Friday, December 5th, 2008

A subscriber wrote to ask what to do during an upcoming formal event where a bunch of attendees would go from person to person for an orchestrated five-minute exchange of networking (italics on purpose). In other words, as he put it, “we’ll each have five minutes to pitch ourselves and our products/services. So, how do I get that person’s business?”

After suggesting that he forever lose the word, “pitch” from his vocabulary (unless in the vernacular of a baseball game), my response was to treat his five-minute conversations as he would any other five-minute conversation at any other event; focus on the other person. Ask the Feel-Good Questions he learned in Endless Referrals and, of course, The One Key Question.

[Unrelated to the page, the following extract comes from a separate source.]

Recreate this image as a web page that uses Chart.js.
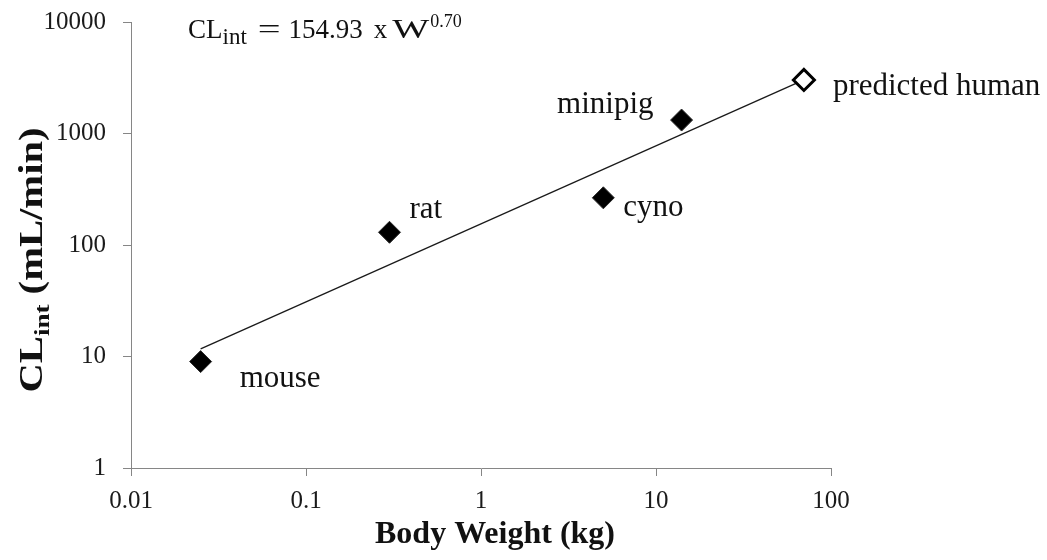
<!DOCTYPE html>
<html>
<head>
<meta charset="utf-8">
<script src="https://cdn.jsdelivr.net/npm/chart.js@4.4.1/dist/chart.umd.min.js"></script>
<style>
  html, body { margin: 0; padding: 0; background: #fff; }
  #wrap { width: 1047px; height: 560px; }
</style>
</head>
<body>
<div id="wrap"><canvas id="chart" width="1047" height="560"></canvas></div>
<script>
// Values: body weight (kg) vs CLint (mL/min)
const speciesNames = ['mouse', 'rat', 'cyno', 'minipig'];
const speciesWeight = [0.025, 0.3, 5, 14];
const speciesClint = [9, 130, 265, 1320];

const humanName = 'predicted human';
const humanWeight = [70];
const humanClint = [3020];

// Allometric fit line, its two drawn endpoints
const fitWeight = [0.025, 70];
const fitClint = [11.7, 3030];

const xTicks = [0.01, 0.1, 1, 10, 100];
const xTickLabels = ['0.01', '0.1', '1', '10', '100'];
const yTicks = [1, 10, 100, 1000, 10000];
const yTickLabels = ['1', '10', '100', '1000', '10000'];

const SERIF = "'Liberation Serif', 'Times New Roman', serif";
const AXIS_GREY = '#868686';
const INK = '#111111';

// Where each point label sits relative to its marker (pixels)
const labelOffsets = {
  'mouse': { dx: 39, dy: 25, align: 'left' },
  'rat': { dx: 20, dy: -14, align: 'left' },
  'cyno': { dx: 20, dy: 18, align: 'left' },
  'minipig': { dx: -28, dy: -7, align: 'right' },
  'predicted human': { dx: 29, dy: 15, align: 'left' }
};

/**
 * Draw a run of text pieces (for sub/superscripts) starting at x.
 * sx stretches a piece horizontally.
 */
function drawRuns(ctx, runs, x, y) {
  let cx = x;
  runs.forEach(r => {
    cx += r.gap || 0;
    const sx = r.sx || 1;
    ctx.font = `${r.bold ? 'bold ' : ''}${r.size}px ${SERIF}`;
    ctx.save();
    ctx.translate(cx, y + (r.dy || 0));
    ctx.scale(sx, 1);
    ctx.fillText(r.text, 0, 0);
    ctx.restore();
    cx += ctx.measureText(r.text).width * sx;
  });
  return cx - x;
}

function runsWidth(ctx, runs) {
  let w = 0;
  runs.forEach(r => {
    ctx.font = `${r.bold ? 'bold ' : ''}${r.size}px ${SERIF}`;
    w += (r.gap || 0) + ctx.measureText(r.text).width * (r.sx || 1);
  });
  return w;
}

const textPlugin = {
  id: 'textPlugin',
  afterDraw(chart) {
    const ctx = chart.ctx;
    const xs = chart.scales.x;
    const ys = chart.scales.y;
    ctx.save();
    ctx.fillStyle = INK;
    ctx.textBaseline = 'alphabetic';

    // point labels
    ctx.font = `31px ${SERIF}`;
    const allNames = speciesNames.concat([humanName]);
    const allW = speciesWeight.concat(humanWeight);
    const allC = speciesClint.concat(humanClint);
    allNames.forEach((name, i) => {
      const off = labelOffsets[name];
      const px = xs.getPixelForValue(allW[i]);
      const py = ys.getPixelForValue(allC[i]);
      ctx.textAlign = off.align;
      ctx.fillText(name, px + off.dx, py + off.dy);
    });

    // fit equation
    ctx.textAlign = 'left';
    drawRuns(ctx, [
      { text: 'CL', size: 27 },
      { text: 'int', size: 23, dy: 6 },
      { text: '=', size: 27, gap: 11, sx: 1.5 },
      { text: '154.93', size: 27, gap: 8 },
      { text: 'x', size: 27, gap: 11 },
      { text: 'W', size: 27, gap: 5, sx: 1.45 },
      { text: '0.70', size: 18, dy: -11, gap: 1 }
    ], 188, 38);

    // x axis title
    ctx.font = `bold 32px ${SERIF}`;
    ctx.textAlign = 'center';
    ctx.fillText('Body Weight (kg)', 495, 543);

    // y axis title, rotated, with subscript (reference text is stretched along its length)
    const yRuns = [
      { text: 'CL', size: 33, bold: true },
      { text: 'int', size: 22, bold: true, dy: 7 },
      { text: ' (mL/min)', size: 33, bold: true }
    ];
    ctx.translate(42, 260);
    ctx.rotate(-Math.PI / 2);
    ctx.textAlign = 'left';
    const w = runsWidth(ctx, yRuns);
    const stretch = 265 / w;
    ctx.scale(stretch, 1);
    drawRuns(ctx, yRuns, -w / 2, 0);
    ctx.restore();
  }
};

// keep tick-label overhang from shrinking the plot area
function fixScale(size) {
  return s => {
    if (s.isHorizontal()) {
      s.height = size;
    } else {
      s.width = size;
    }
    s.paddingTop = 0;
    s.paddingBottom = 0;
    s.paddingLeft = 0;
    s.paddingRight = 0;
  };
}

Chart.defaults.font.family = SERIF;
Chart.defaults.color = INK;

const ctx = document.getElementById('chart').getContext('2d');
new Chart(ctx, {
  type: 'scatter',
  data: {
    datasets: [
      {
        label: 'fit',
        type: 'line',
        data: fitWeight.map((w, i) => ({ x: w, y: fitClint[i] })),
        borderColor: '#1a1a1a',
        borderWidth: 1.3,
        pointRadius: 0,
        fill: false,
        tension: 0,
        order: 3
      },
      {
        label: 'species',
        data: speciesWeight.map((w, i) => ({ x: w, y: speciesClint[i] })),
        pointStyle: 'rectRot',
        pointRadius: 11,
        backgroundColor: '#000000',
        borderColor: '#2a2a2a',
        borderWidth: 1,
        order: 1
      },
      {
        label: 'human',
        data: humanWeight.map((w, i) => ({ x: w, y: humanClint[i] })),
        pointStyle: 'rectRot',
        pointRadius: 10.5,
        backgroundColor: '#ffffff',
        borderColor: '#000000',
        borderWidth: 3,
        order: 0
      }
    ]
  },
  options: {
    responsive: false,
    animation: false,
    layout: { padding: { left: 0, right: 216, top: 22, bottom: 0 } },
    plugins: {
      legend: { display: false },
      tooltip: { enabled: false }
    },
    scales: {
      x: {
        type: 'logarithmic',
        position: 'bottom',
        min: 0.01,
        max: 100,
        afterBuildTicks: s => { s.ticks = xTicks.map(v => ({ value: v })); },
        afterFit: fixScale(92),
        ticks: {
          callback: (v, i) => xTickLabels[i],
          font: { size: 25 },
          color: '#1a1a1a',
          padding: 10,
          maxRotation: 0,
          autoSkip: false
        },
        grid: {
          display: true,
          drawOnChartArea: false,
          drawTicks: true,
          tickLength: 8,
          color: AXIS_GREY,
          lineWidth: 1
        },
        border: { display: true, color: AXIS_GREY, width: 1 }
      },
      y: {
        type: 'logarithmic',
        position: 'left',
        min: 1,
        max: 10000,
        afterBuildTicks: s => { s.ticks = yTicks.map(v => ({ value: v })); },
        afterFit: fixScale(131),
        ticks: {
          callback: (v, i) => yTickLabels[i],
          font: { size: 25 },
          color: '#1a1a1a',
          padding: 17,
          autoSkip: false
        },
        grid: {
          display: true,
          drawOnChartArea: false,
          drawTicks: true,
          tickLength: 8,
          color: AXIS_GREY,
          lineWidth: 1
        },
        border: { display: true, color: AXIS_GREY, width: 1 }
      }
    }
  },
  plugins: [textPlugin]
});
</script>
</body>
</html>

“But” he continued, “how will that result in their doing business with me or referring me to others?”

I explained that they don’t do business with him and refer him to others after you meeting them for the first time during longer events; why should this event be any different? “Get their business card and begin the same five-step follow-up process you learned in the book. Effectively add value to their lives and, over the short-term and/or long-term, you’ll do business with them (if they need/want your services) and/or receive referrals from them.”

He then understood. What had “thrown him off” was a new type of environment. But, as he discovered, the premise is still the same; “All things being equal, people will do business with, and refer business to, those people they know, like and trust.” That can begin during a five-minute chat, but the success is in the “relationship-cultivating” follow-up.

So . . . regardless of the situation; regardless of the time; regardless of the particular event, genuinely focus on the other person and how you can in some way add value (or, as Wallace Wattles used to say, “add increase”) to their life.